Esta forma de pensar es la esencia de todas las Vías marciales y culturales en la tradición japonesa. El aikido es una formulación moderna de esta esencia, perfeccionada por el genio del Maestro Morihei Ueshiba (1883-1968). Explicando el objeto de su arte en una conferencia que dio en una ocasión ante un público no especializado declaró:

El Budo no es un medio para derribar al adversario mediante la fuerza o el uso de armas letales. Tampoco se propone conducir al mundo a la destrucción mediante las armas u otros medios ilegítimos. El verdadero Budo requiere ordenar la energía interna del universo, protegiendo la paz del mundo y moldeando y preservando en su forma justa todo lo que existe en la naturaleza. Entrenarse en el Budo equivale a fortalecer, dentro del propio cuerpo y de la propia alma, el amor a los kami, las deidades que engendran, protegen y nutren todo lo que hay en la naturaleza.
El Maestro Ueshiba recalcaba constantemente que un arte marcial debe ser una fuerza generadora de amor que a su vez nos conduzca a una vida rica y creativa. Esta fue la conclusión de la búsqueda de toda su vida como hombre dedicado a las artes marciales. En una de sus últimas charlas proclamó: «El aikido es el verdadero budo, la obra del amor en el universo. Es el protector de todas las cosas vivas, el instrumento que da vida a todo, a cada cosa según su condición individual. Es la fuente creadora no sólo del verdadero arte marcial, sino de todas las cosas, nutriendo su crecimiento y su desarrollo.»

Al ser una forma de arte marcial tradicional, el aikido lleva a cabo este amor universal a través de un riguroso entrenamiento corporal. Sin embargo, la dura disciplina no puede separarse del desarrollo mental y del auténtico crecimiento espiritual. Aunque puede que muchos no lleguen a alcanzar este objetivo, no obstante, el elemento crucial es el proceso de entrenamiento, que no tiene principio ni fin, y mientras se esté en ese camino, la realización última del aikido como Vía de la vida -más allá de cualquier arte marcial-, puede manifestarse en el momento más inesperado.

Tenemos la suerte de que el hijo y heredero del Maestro Ueshiba, Kisshómaru Ueshiba, cabeza (Doshu) actual del aikido, haya accedido a esta traducción de su obra original en japonés.
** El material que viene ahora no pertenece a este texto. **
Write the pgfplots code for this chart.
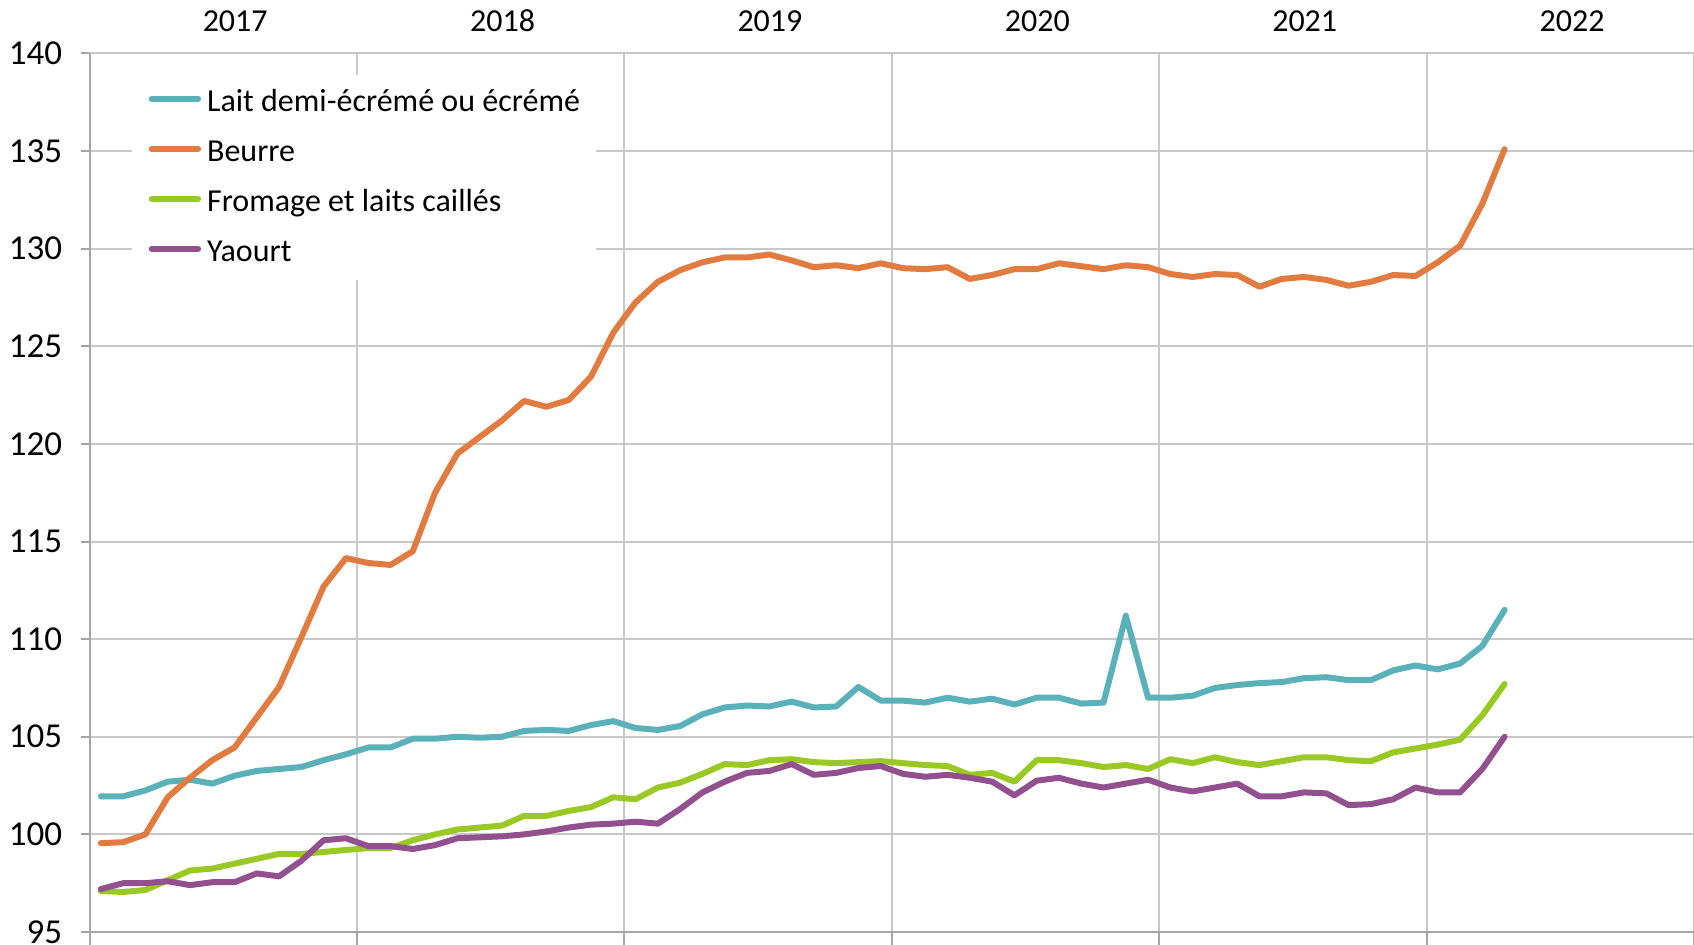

Su interés estriba en que la esencia pura del aikido, no adulterada por los egos competitivos, tanto personales como nacionales, se mantenga firmemente en el centro del entrenamiento y de la práctica. Después de todo, dojo, «el lugar del esclarecimiento», es una palabra derivada del bodhimanda sánscrito, el lugar donde el yo con ego se transforma en el yo sin ego.